You should be able to follow Project 1 instructions to access it via SSH in Visual Studio Code now.

III. Gemmini

Since Gemmini makes heavy use of the Chipyard framework, we will need to initialize Chipyard environment and go to the directory 'chipyard/generators/gemmini' using a terminal in VS Code. Then, let's make sure that everything works properly. Run the following commands in the terminal.

source chipyard/env.sh
cd chipyard/generators/gemmini
./scripts/run-spike.sh template
./scripts/run-verilator.sh template

The output should be similar to the following and there should be no error message.

ubuntu@ubuntu24:~$ source chipyard/env.sh 
(/home/ubuntu24/chipyard/.conda-env) ubuntu@ubuntu24:~$ cd chipyard/generators/gemmini
(/home/ubuntu24/chipyard/.conda-env) ubuntu@ubuntu24:~/chipyard/generators/gemmini$ ./scripts/run-spike.sh template
...
Input and output matrices are identical, as expected
(/home/ubuntu24/chipyard/.conda-env) ubuntu@ubuntu24:~/chipyard/generators/gemmini$ ./scripts/run-verilator.sh template
...
Input and output matrices are identical, as expected

The above commands demonstrate the use of two tools Spike and Verilator. Spike is an ISA simulator while Verilator simulates a RTL implementation of the underlying hardware. Both tools require a RISC-V program to be simulated, and here we use a sample program called "template". You should use VS Code to browse the programs in 'chipyard/generators/gemmini/software/gemmini-rocc-tests/bareMetalC' as we will need to work with them, in paticular 'tiled_matmul_ws.c'.

To measure and report the performance of some code, one needs to access the number of cycles executed so far by the RISC-V instruction 'rdcycle', and then computes the number of cycles as the difference between two 'rdcycle' invocations before and after the code. Even better, Gemmini provides access to 'rdcycle' via the function read_cycles so that we don't need to learn writing assembly code in our C program. Check 'conv.c' if you would like to see an example for calling read_cycles. However, you should realize that since Spike does not use any knowledge of RTL implementations, its reported cycle counts should be treated with caution for performance analysis.

Quite a few of the programs demonstrate how to use tiled_matmul_auto that we are interested into. Let's focus on 'tiled_matmul_ws.c' where the weight-stationary dataflow is used. Read this file and run Spike simulation to understand the structure of the code.
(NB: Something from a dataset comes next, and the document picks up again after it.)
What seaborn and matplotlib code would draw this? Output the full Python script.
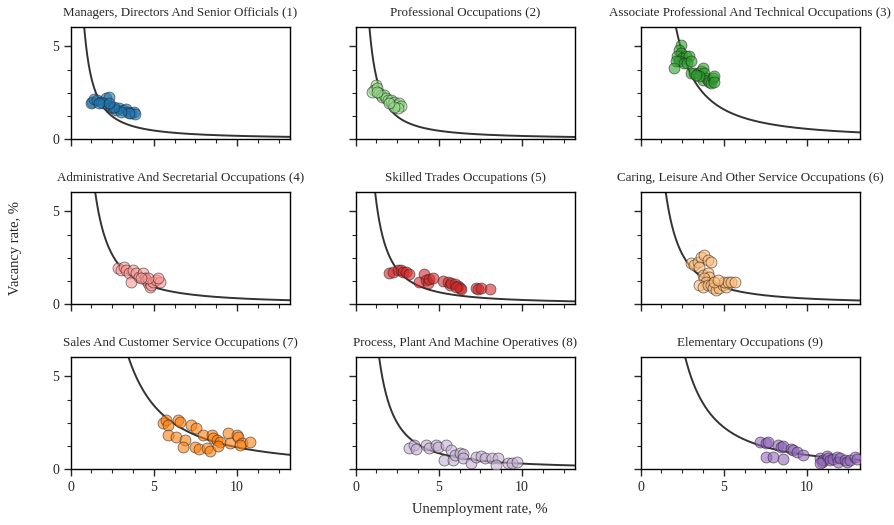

... ubuntu@ubuntu24:~/chipyard/generators/gemmini$ ./scripts/run-spike.sh tiled_matmul_ws
MAT_DIM_I: 64
MAT_DIM_J: 64
MAT_DIM_K: 64
Gemmini extension configured with:
    dim = 16
Starting slow CPU matmul
Cycles taken: 2130523
Starting gemmini matmul
Cycles taken: 96

The huge number of cycles required to compute the matrix multiplication using CPU simply means Verilator simulation will take too much time to complete. On the other hand, the 96 cycles required to complete the computation in Gemmini seems too good to be true (Why? You will need to answer this in your report).

To make Verilator simulation possible, we need to turn off CPU computation by changing the line '#define CHECK_RESULT 1' into '#define CHECK_RESULT 0' in 'tiled_matmul_ws.c'. Then, it is necessary to rebuild the program as follows.

... ubuntu@ubuntu24:~/chipyard/generators/gemmini$ pushd software/gemmini-rocc-tests; ./build.sh; popd
...
~/chipyard/generators/gemmini

Make sure to stay in 'chipyard/generators/gemmini' and use pushd/popd commands to move between these directories when necessary. Run Verilator simulation to get the actual number of cycles needed.

... ubuntu@ubuntu24:~/chipyard/generators/gemmini$ ./scripts/run-verilator.sh tiled_matmul_ws
...

Next, you will need to modify 'tiled_matmul_ws.c' to change the sizes of the matrices to 128 by 128, build the program and run Verilator again. In particular, don't forget to run "pushd software/gemmini-rocc-tests; ./build.sh; popd" again since you have modified the program.

IV. Project Deliverables

Submit a project report in .doc/.docx or .pdf format to Canvas before the deadline for a total of 15 points. Your project report should include the following, and you may need to perform additional searches online.

(4 points) What is the size of the systolic array and how many multiply-accumulate (MAC) operations can be completed per cycle? What are the sizes of the matrices and how many MAC operations are needed to complete the matrix multiplication? Calculate the minimum number of cycles required to complete the matrix multiplication on the systolic array to explain why the cycles reported by Spike are not reasonable.
(4 points) What is the number of cycles reported by Verilator? Are there a lot of cycles not spent on MAC operations? Make a reasonable guess on where those cycles are spent.
(4 points) After modifying the matrix sizes to 128 by 128, what is the number of cycles reported by Verilator? If we define the utilization to be the ratio of the minimum number cycles to the actual number of cycles, do we get better utilization? Make a reasonable guess on why.
(3 points) Include screenshots of the outputs from Spike and Verilator for different matrix sizes.